An exhibition honouring Prince Albert I and King Carlos I has opened to mark the first official visit by a Portuguese president to Monaco.
President Marcelo Rebelo de Sousa arrived on November 21st for the historic state visit, during which he and Prince Albert II viewed the exhibition at the Saint-Martin Gardens.
The display, titled ‘Sovereign Oceanographers: Albert I, Prince of Monaco and Carlos I, King of Portugal”, chronicles the friendship between the two rulers who shared a passion for marine science.
Prince Albert I was a pioneer of modern oceanography. During his travels, he forged a close bond with King Carlos I, inspiring the monarch’s scientific work and exchanging frequent correspondence.

A friendship forged at sea
The two first met in 1879 when Prince Abert I stopped in Lisbon aboard his yacht Hirondelle. The then 16-year-old Carlos sketched the vessel in pencil during the visit.
But their friendship became stronger when both ascended their thrones in 1889, only a month apart. By 1894, when Prince Albert and his second wife Princess Alice visited Lisbon, the bond extended to their spouses as well, since King Carlos had married Marie-Amélie of Orléans in 1886.
The exhibition reveals how Prince Albert encouraged Kind Carlos’s oceanographic work. King Carlos studied Portuguese coastal waters during campaigns between 1896 and 1900 using successive yachts, all named after his wife.

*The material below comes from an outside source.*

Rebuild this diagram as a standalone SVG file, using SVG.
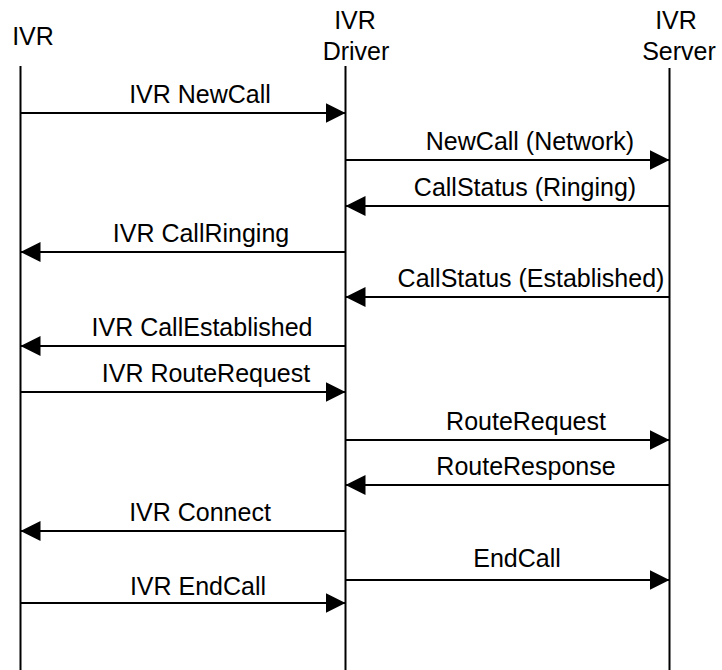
<svg xmlns="http://www.w3.org/2000/svg" width="722" height="670" viewBox="0 0 722 670">
<defs>
<marker id="ah" markerUnits="userSpaceOnUse" viewBox="0 0 20 20" refX="20" refY="10" markerWidth="20" markerHeight="20" orient="auto">
<path d="M0,0 L20,10 L0,20 z" fill="#000"/>
</marker>
<style>
text{font-family:"Liberation Sans",Arial,sans-serif;font-size:25px;fill:#000;text-anchor:middle}
.life{stroke:#000;stroke-width:2;fill:none}
.msg{stroke:#000;stroke-width:2;fill:none;marker-end:url(#ah)}
</style>
</defs>
<rect width="722" height="670" fill="#fff"/>
<g id="ivr">
<text x="33" y="45">IVR</text>
<line class="life" x1="20.5" y1="66" x2="20.5" y2="670"/>
</g>
<g id="driver">
<text x="355" y="29">IVR</text>
<text x="356" y="60">Driver</text>
<line class="life" x1="345.5" y1="66" x2="345.5" y2="670"/>
</g>
<g id="server">
<text x="676" y="29">IVR</text>
<text x="679" y="60">Server</text>
<line class="life" x1="669.5" y1="68" x2="669.5" y2="670"/>
</g>
<g id="connectors">
<line class="msg" x1="20.5" y1="113" x2="345.5" y2="113"/>
<text x="200" y="103">IVR NewCall</text>
<line class="msg" x1="345.5" y1="160" x2="669.5" y2="160"/>
<text x="530" y="150">NewCall (Network)</text>
<line class="msg" x1="669.5" y1="206" x2="345.5" y2="206"/>
<text x="525" y="196">CallStatus (Ringing)</text>
<line class="msg" x1="345.5" y1="252" x2="20.5" y2="252"/>
<text x="201" y="242">IVR CallRinging</text>
<line class="msg" x1="669.5" y1="297" x2="345.5" y2="297"/>
<text x="531" y="287">CallStatus (Established)</text>
<line class="msg" x1="345.5" y1="346" x2="20.5" y2="346"/>
<text x="202" y="336">IVR CallEstablished</text>
<line class="msg" x1="20.5" y1="392" x2="345.5" y2="392"/>
<text x="206" y="382">IVR RouteRequest</text>
<line class="msg" x1="345.5" y1="440" x2="669.5" y2="440"/>
<text x="526" y="430">RouteRequest</text>
<line class="msg" x1="669.5" y1="485" x2="345.5" y2="485"/>
<text x="526" y="475">RouteResponse</text>
<line class="msg" x1="345.5" y1="531" x2="20.5" y2="531"/>
<text x="200" y="521">IVR Connect</text>
<line class="msg" x1="345.5" y1="580" x2="669.5" y2="580"/>
<text x="517" y="567">EndCall</text>
<line class="msg" x1="20.5" y1="603" x2="345.5" y2="603"/>
<text x="198" y="595">IVR EndCall</text>
</g>
</svg>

Both rulers also published their scientific findings and created exhibitions of their discoveries. Prince Albert established a modest pavilion at the 1889 Paris Universal Exhibition, while King Carlos displayed his collections at Lisbon’s Polytechnic School in 1897.
Their correspondence, counting around 100 letters over more than a decade, focused on oceanographic techniques and discoveries.
Tragedy and legacy
However, the friendship was cut short by King Carlos’s assassination in Lisbon on February 1st 1908. The King and his eldest son, Crown Prince Luís Filipe, were both killed in the attack. In a letter to Queen Amélie, Prince Albert wrote of “the agony that grips me when I think of the tearing of your heart as a mother.”

At the 1910 inauguration of the Oceanographic Museum, Prince Albert paid tribute to his fallen friend. Meanwhile, the museum’s façade bears the name ‘Amelia’ in honour of King Carlos’s research vessels.
Prince Albert also made a pilgrimage to Lisbon in 1920, where he spoke at length about King Carlos, describing him as “my student, for it was I who led him to do oceanography on the coasts of Portugal”.
The exhibition, which runs until February 26th, builds upon a show at Lisbon’s Maritime Museum in 2022 that marked the centenary of Prince Albert I’s death.
Now, with the first official visit of Portugal’s president, a bust of King Carlos I was installed in the Saint Martin Gardens opposite a stele dedicated to Prince Albert I, which was unveiled in 1998.